O que é preciso saber sobre a sexualidade da mulher com deficiência:

– Mulheres com deficiência intelectual NÃO são hiper–sexuadas, ou seja, desejos incontroláveis, como muitos teorizam;

– Mulheres com deficiência física não possuem disfunções sexuais relacionada ao desejo, à excitação e ao orgasmo;

– Mulheres com deficiência tem o DIREITO de escolher se querem ter filhos ou adotar;

– Mulheres com deficiência tem direito a exames preventivos, consultas com toda a acessibilidade e comunicação necessária;

– Mulheres com deficiência tem todo DIREITO de realizar fantasias sexuais com pessoas sem deficiências, que possuem desejos específicos por nós deficientes, os chamados DEVOTES;

– Mulheres com deficiência NÃO podem ser criminalmente esterilizadas por autorização de terceiros;

– Mulheres com deficiência têm DIREITO a viverem plenamente em sociedade com suas identidades de gênero, LGBTQIA+, sem preconceitos ou discriminação;

– Mulher com deficiência tem o total DIREITO de viver sua sexualidade somente pelo prazer;

– Mulheres com deficiência tem DIREITO a realizar toda, e quaisquer fantasias sexuais, se masturbarem e manterem o sexo só pelo prazer, com o apoio de assistentes sexuais especializados, ou profissionais do sexo, sem que sejam julgadas ou discriminadas.

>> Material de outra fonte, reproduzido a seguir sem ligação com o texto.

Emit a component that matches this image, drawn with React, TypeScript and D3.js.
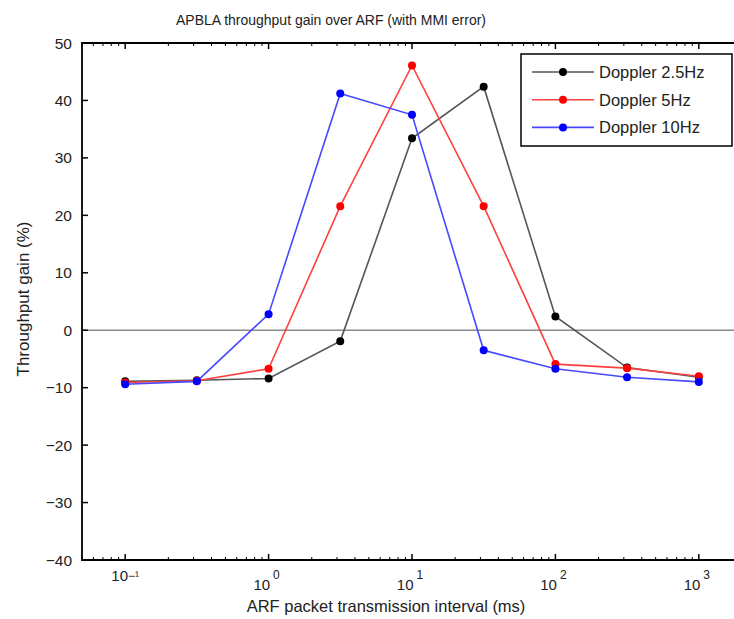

Em países como Alemanha, Holanda, Dinamarca, Suíça, Áustria, Itália e Espanha, os assistentes sexuais trabalham livremente, ao contrário do Brasil onde o serviço sequer existe. Por experiência própria indico a massagem tântrica para fazer como terapia e autoconhecimento do corpo. Portanto, apresento aqui uma direção para debates, que podem ser propostos para uma visibilidade cada vez maior da temática mulher com deficiência, suas vivências em sociedade e sexualidade, para que sejam criadas instituições e políticas públicas de apoio a este público objetivando uma melhor qualidade de vida para nós mulheres com deficiência.